How does the performance of this compare to the performance of the memalign version? Is there a statistically significant difference?
What if you update ARRAY_SIZE to 128 instead of 32? Now you should see a substantial difference. Why does the memalign vs array allocation only make a big impact for ARRAY_SIZE 128? Once you form a hypothesis, try perf stat -M Cache_Misses. It measures a handy group of counters.
Also, see if your hypothesis can predict something about ARRAY_SIZE 64.
Change THREAD_MAX from 1 to 4, or 16. When running with more than 1 thread, a spinlock is used to protect shared data. Unfortunately, with 16 threads, operations take almost 10x as long. The client wants to see much better scalability, in particular for the buffer update.
Here are some things to try. For the best learning experience, try them in order.
With a spinlock, threads continuously try to grab the lock until they get it. This causes congestion. With mutex, the thread goes to sleep and is woken up when the lock is available. This, instead, causes system calls. Which one is the better choice? Try varying ARRAY_SIZE (number of locks, in this case) and MAX_THREADS to see if there are cases where one is better, and other cases when the other is better.
Try running both cases with strace -cfw, to see how many system calls mutex creates. The -f is key here, since you want to trace the new threads we're creating, not just the main thread.
Now is a good time to have a look at the effect of non-uniform memory access times. When you simply run ./bufcounts, the OS scheduler will schedule threads on a random-looking mix of cores. Try running it with htop running in a separate window, to see what cores are working.

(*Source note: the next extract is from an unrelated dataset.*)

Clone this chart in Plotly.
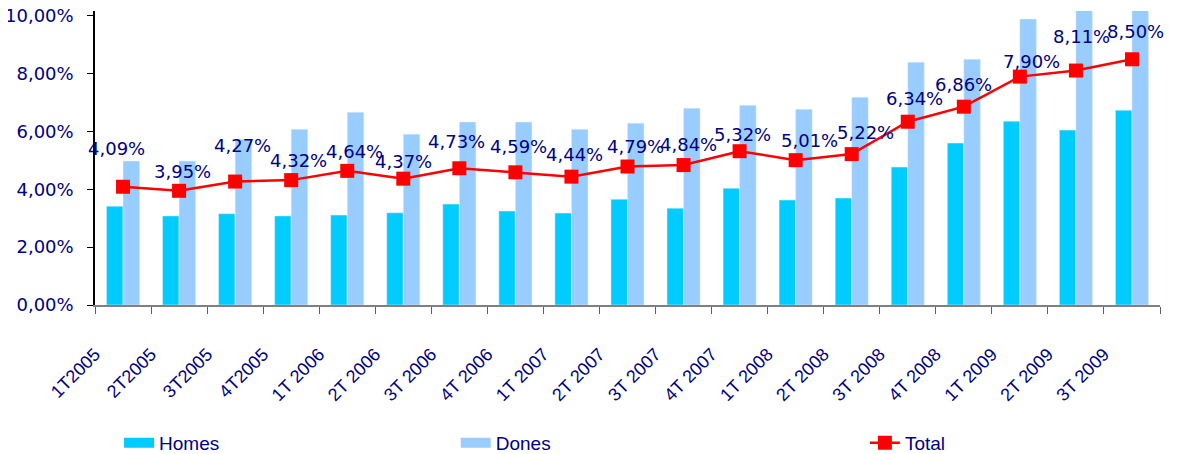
import plotly.graph_objects as go

NAVY = "#000080"
HOMES_COLOR = "#00CCFF"
DONES_COLOR = "#99CCFF"
RED = "#FF0000"

QUARTERS = [
    "1T2005", "2T2005", "3T2005", "4T2005",
    "1T 2006", "2T 2006", "3T 2006", "4T 2006",
    "1T 2007", "2T 2007", "3T 2007", "4T 2007",
    "1T 2008", "2T 2008", "3T 2008", "4T 2008",
    "1T 2009", "2T 2009", "3T 2009",
]
HOMES = [3.42, 3.08, 3.16, 3.08, 3.11, 3.19, 3.49, 3.25, 3.18, 3.66,
         3.35, 4.04, 3.63, 3.70, 4.77, 5.60, 6.36, 6.05, 6.74]
DONES = [4.98, 4.98, 5.73, 6.08, 6.67, 5.91, 6.33, 6.33, 6.08, 6.29,
         6.81, 6.91, 6.77, 7.19, 8.40, 8.50, 9.89, 10.40, 10.50]
TOTAL = [4.09, 3.95, 4.27, 4.32, 4.64, 4.37, 4.73, 4.59, 4.44, 4.79,
         4.84, 5.32, 5.01, 5.22, 6.34, 6.86, 7.90, 8.11, 8.50]
Y_TICKS = [0, 2, 4, 6, 8, 10]

# label nudges in pixels (dx, dy up) - the source chart has hand-placed labels
LABEL_SHIFTS = [(-7, 38), (3, 19), (7, 36), (7, 20), (7, 19), (0, 17), (-3, 27),
                (3, 26), (3, 22), (8, 20), (5, 21), (3, 17), (14, 20), (14, 22),
                (7, 23), (0, 22), (12, 15), (6, 34), (4, 28)]


def pct(v):
    return f"{v:.2f}%".replace(".", ",")


fig = go.Figure()

fig.add_trace(go.Bar(x=QUARTERS, y=HOMES, name="Homes", marker_color=HOMES_COLOR,
                     showlegend=False))
fig.add_trace(go.Bar(x=QUARTERS, y=DONES, name="Dones", marker_color=DONES_COLOR,
                     showlegend=False))
fig.add_trace(go.Scatter(
    x=QUARTERS, y=TOTAL, name="Total", mode="lines+markers",
    line=dict(color=RED, width=2.5),
    marker=dict(symbol="square", size=14, color=RED),
    legend="legend3",
))

# legend-only entries so the bar swatches look like wide blocks
fig.add_trace(go.Scatter(x=[None], y=[None], mode="lines", name="Homes",
                         line=dict(color=HOMES_COLOR, width=10), legend="legend"))
fig.add_trace(go.Scatter(x=[None], y=[None], mode="lines", name="Dones",
                         line=dict(color=DONES_COLOR, width=10), legend="legend2"))

for q, v, (dx, dy) in zip(QUARTERS, TOTAL, LABEL_SHIFTS):
    fig.add_annotation(
        x=q, y=v, text=pct(v), showarrow=False,
        xshift=dx, yshift=dy,
        font=dict(family="DejaVu Sans", size=18, color=NAVY),
    )

legend_common = dict(orientation="h", xref="container", yref="container",
                     yanchor="middle", y=0.025, xanchor="left",
                     font=dict(family="Liberation Sans", size=19, color=NAVY),
                     bgcolor="rgba(0,0,0,0)")

# page body has an 8px margin, so the figure is sized to fit the window
fig.update_layout(
    width=1169,
    height=446,
    margin=dict(l=87, r=17, t=3, b=149),
    plot_bgcolor="white",
    paper_bgcolor="white",
    barmode="group",
    bargap=0.41,
    bargroupgap=0,
    legend=dict(x=0.095, **legend_common),
    legend2=dict(x=0.383, **legend_common),
    legend3=dict(x=0.733, **legend_common),
    xaxis=dict(
        automargin=False,
        range=[-0.5, len(QUARTERS) - 0.5],
        showgrid=False, zeroline=False,
        showline=True, linecolor="#808080", linewidth=1.5,
        ticks="outside", tickson="boundaries", ticklen=7, tickcolor="#606060",
        tickangle=-45,
        ticklabelshift=-28,
        ticklabelstandoff=30,
        ticklabeloverflow="allow",
        tickfont=dict(family="Liberation Sans", size=18, color=NAVY),
    ),
    yaxis=dict(
        automargin=False,
        range=[0, 10.17], tickvals=Y_TICKS, ticktext=[pct(t) for t in Y_TICKS],
        showgrid=False, zeroline=False,
        showline=True, linecolor="black", linewidth=1.5,
        ticks="outside", ticklen=6, tickcolor="black",
        ticklabelstandoff=10,
        ticklabeloverflow="allow",
        tickfont=dict(family="DejaVu Sans", size=18, color=NAVY),
    ),
)

fig.write_html("out.html")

Try restricting which cores the program can use with taskset: taskset -c 0-15 ./bufcounts vs. taskset -c 0-7,16-23 ./bufcounts. The first choice selects cores all in the same socket. The second one selects 8 on one socket, and 8 on the next one over. Note that we aren't actually forcing the threads onto all these cores, but merely restricting the scheduler to using these. In principle, it could schedule all of them on a single core.
How does performance vary with core assignment? What if you pick cores that are two interconnect hops apart? (say 0-7 and 32-39)?

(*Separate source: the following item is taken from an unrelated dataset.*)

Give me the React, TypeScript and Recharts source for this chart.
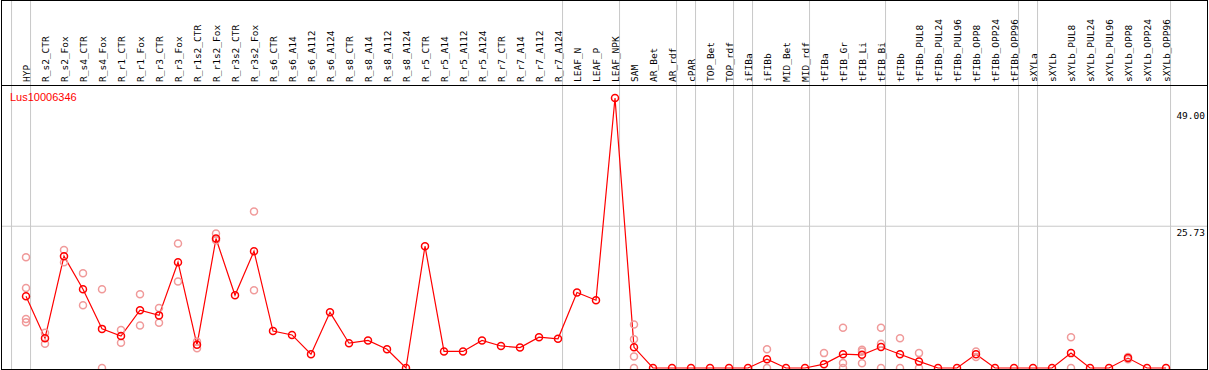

False sharing (two separate data items sitting in the same cache line) can be a very big performance factor. If you force the items to be on separate cache lines (try adding a char array of the right size to the item), does that help? What about if you keep them 128 bytes apart?

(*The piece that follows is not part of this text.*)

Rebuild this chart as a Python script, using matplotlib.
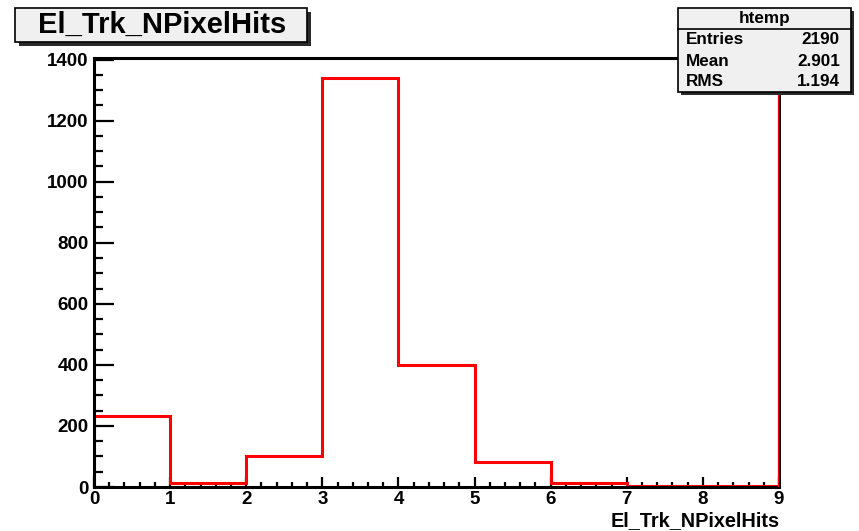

For the counting part, you don't actually need a lock, you can use atomic operations on the integer instead. (such as __sync_fetch_and_add(), https://gcc.gnu.org/onlinedocs/gcc-4.1.2/gcc/Atomic-Builtins.html). How much does this help?
Try simply dropping the lock for the buffer updates. Surely this will create race conditions and invalid results. How does it impact performance?
Right now, every thread updates the first number in a buffer's count array. Since they share the count, they need a lock. But the validation code near the end of main only checks that the sum of all the counts is correct. If you pass the thread ID to update_buffer, it'll increment a different number in counter array. With different counters, you don't need locking.
If you space out the thread IDs so that they increment counts that are on different cache lines, does that help performance? Each counter is 8 bytes, so if you space the ID's out by 8, they'll end up on a 64-byte cache line each, eliminating cache contention.
The buf struct is 8192 bytes. You're not to change the size of this. However, we could further relax which exact counter in the buf we update, and still pass the correctness test. It doesn't have to be counter 0 for thread 0, counter 1 (or 8) for thread 1. After all, this is hideously cache in-efficient, once you go beyond 8 items (i.e. 256kB worth of counters). If you choose the index based on both the item and the thread, you can make much better use of the cache.
Please post and discuss your results on Piazza.